Relay includes APIs for running server-side auctions without tags or cookies and APIs to support direct DSP integrations. Companies also have the ability to set geo-filters, competitive restrictions and other creative controls.
Kevel charges for its APIs based on a SaaS model to avoid having to act as a middleman for its customers, Avery said.
“It’s like how AWS doesn’t charge you a percentage of revenue to host your website and we don’t have to give Zoom a cut to host a call,” Avery said. “We’re focused on solving engineering problems.”
Kevel launched Relay roughly 16 months ago in a private beta with clients, including Blockthrough, which helps publishers recover ad block revenue by adhering to the Acceptable Ads standard.
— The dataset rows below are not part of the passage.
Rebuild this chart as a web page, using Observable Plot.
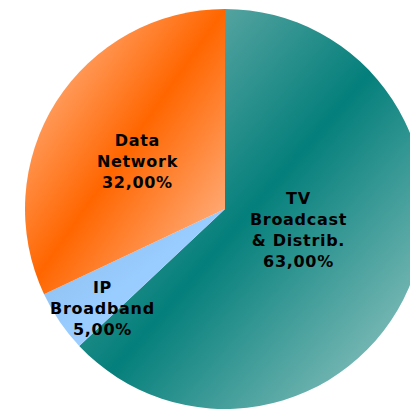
<!DOCTYPE html>
<html>
<head>
<meta charset="utf-8">
<script src="https://cdn.jsdelivr.net/npm/d3@7"></script>
<script src="https://cdn.jsdelivr.net/npm/@observablehq/plot@0.6"></script>
<style>
  html, body { margin: 0; padding: 0; background: #ffffff; }
  #chart svg { display: block; }
  #chart text { letter-spacing: 0.7px; }
</style>
</head>
<body>
<div id="chart"></div>
<script>
// ---- data ----
const categories = ["TV Broadcast & Distrib.", "IP Broadband", "Data Network"];
const labelLines = [["TV", "Broadcast", "& Distrib."], ["IP", "Broadband"], ["Data", "Network"]];
const shares = [63, 5, 32];

// ---- style ----
const gradients = [
  {id: "gTV", stops: [["0%", "#8ebdba"], ["50%", "#047f7b"], ["100%", "#a3cdca"]]},
  {id: "gIP", stops: [["0%", "#8ab8e6"], ["50%", "#99ccff"], ["100%", "#a6d2ff"]]},
  {id: "gDN", stops: [["0%", "#ffc6a6"], ["50%", "#ff6600"], ["100%", "#ffc3a2"]]}
];
// label placement: radius fraction and angle offset (degrees) from the slice mid-angle
const labelR = [0.377, 0.786, 0.504];
const labelDA = [-8.8, -4.3, -3.3];

const pie = d3.pie().sort(null).value(d => d.share);
const table = categories.map((c, i) => ({category: c, share: shares[i], i}));
const arcs = pie(table);
const labels = arcs.map((a, i) => {
  const ang = (a.startAngle + a.endAngle) / 2 + labelDA[i] * Math.PI / 180;
  return {
    x: labelR[i] * Math.sin(ang),
    y: labelR[i] * Math.cos(ang),
    text: [...labelLines[i], a.data.share.toFixed(2).replace(".", ",") + "%"].join("\n")
  };
});

const defsMark = () => {
  const g = d3.create("svg:g");
  const defs = g.append("defs");
  for (const gr of gradients) {
    const lg = defs.append("linearGradient").attr("id", gr.id)
      .attr("x1", 0).attr("y1", 0).attr("x2", 1).attr("y2", 1);
    for (const [o, c] of gr.stops) lg.append("stop").attr("offset", o).attr("stop-color", c);
  }
  return g.node();
};

const pieMark = (index, scales) => {
  const sx = scales.x, sy = scales.y;
  const cx = sx(0), cy = sy(0), r = sx(1) - sx(0);
  const arc = d3.arc().innerRadius(0).outerRadius(r);
  const g = d3.create("svg:g").attr("transform", `translate(${cx},${cy})`);
  g.selectAll("path").data(arcs).join("path")
    .attr("d", arc)
    .attr("fill", (d, i) => `url(#${gradients[i].id})`);
  return g.node();
};

const chart = Plot.plot({
  width: 410,
  height: 410,
  margin: 0,
  x: {domain: [-1.125, 0.925], axis: null},
  y: {domain: [-1.005, 1.045], axis: null},
  marks: [
    defsMark,
    pieMark,
    Plot.text(labels, {
      x: "x", y: "y", text: "text",
      fontSize: 16, fontWeight: "bold", fontFamily: "DejaVu Sans",
      lineHeight: 1.31, lineAnchor: "middle", textAnchor: "middle", fill: "#000"
    })
  ]
});
document.getElementById("chart").appendChild(chart);
</script>
</body>
</html>
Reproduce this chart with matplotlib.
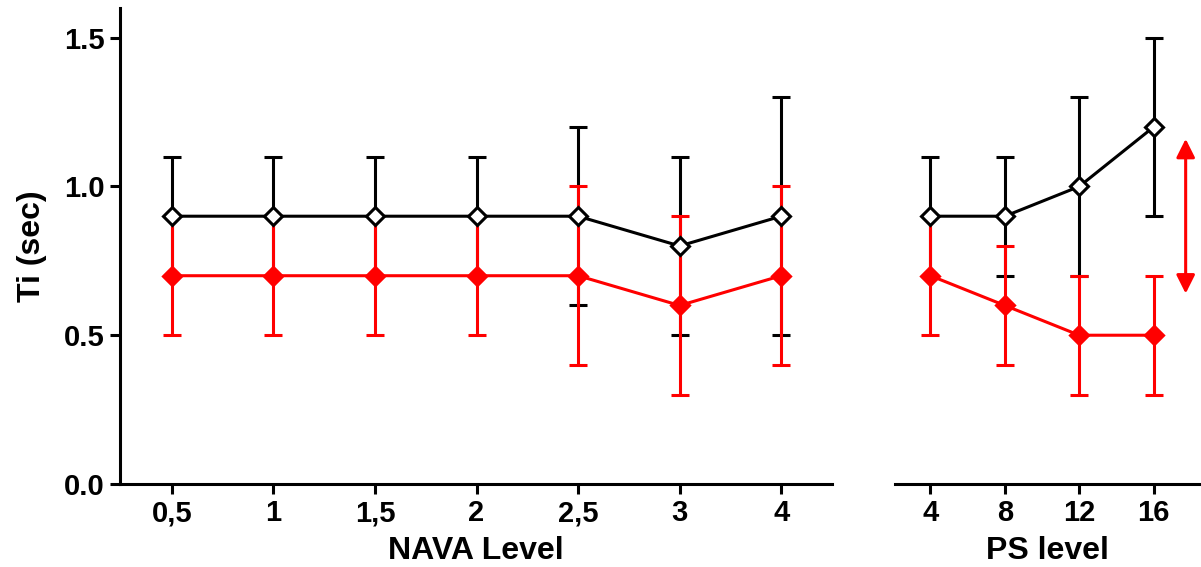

The Acceptable Ads program allows publishers to monetize ad block users who consent to seeing so-called nonintrusive advertising.
Because of the amount of filtering Blockthrough does to make sure the proper creative is coming through, a publisher’s overall fill rate can naturally decrease.
“We realized pretty early on that we needed to build our own demand stack,” said Graham Michels, head of strategy at Blockthrough.
But doing so on the client side would cause additional latency for anyone with an ad blocker on, which was a definite no-go for Blockthrough. “These are users who are very sensitive about their experience,” Michels said.
Blockthrough ended up using Relay as its Prebid server. “That allowed us to add just one additional call and store as much demand inside it as we needed,” he said.
It would have been possible for Blockthrough to build the infrastructure itself, but in the unforgettable words of Kimberly “Sweet Brown” Wilkins, ain’t nobody got time for that. Or resources.
“If we had to invest in our own infrastructure and people, the amount of incremental demand we’d need to generate would be pretty astronomical,” Michels said. “Instead, we’re essentially offloading most of the work so we can focus on building our demand, which is an increasingly important part of our revenue mix, without diverting resources from our core product.”
The process is like the inverse of supply-side optimization, Avery said.
“Whereas before there might be a ton of extra, unneeded requests because of how many Prebid adapters there would be on a page, customers have the ability to only make bids when it makes sense,” he said. “It’s just a lot more efficient.”
Since implementing Relay, Blockthrough has seen fill rate rises between 7% and 12% for its publisher clients and incremental revenue of up to 10% in some cases. Blockthrough keeps a portion of the revenue it recovers on behalf of publishers.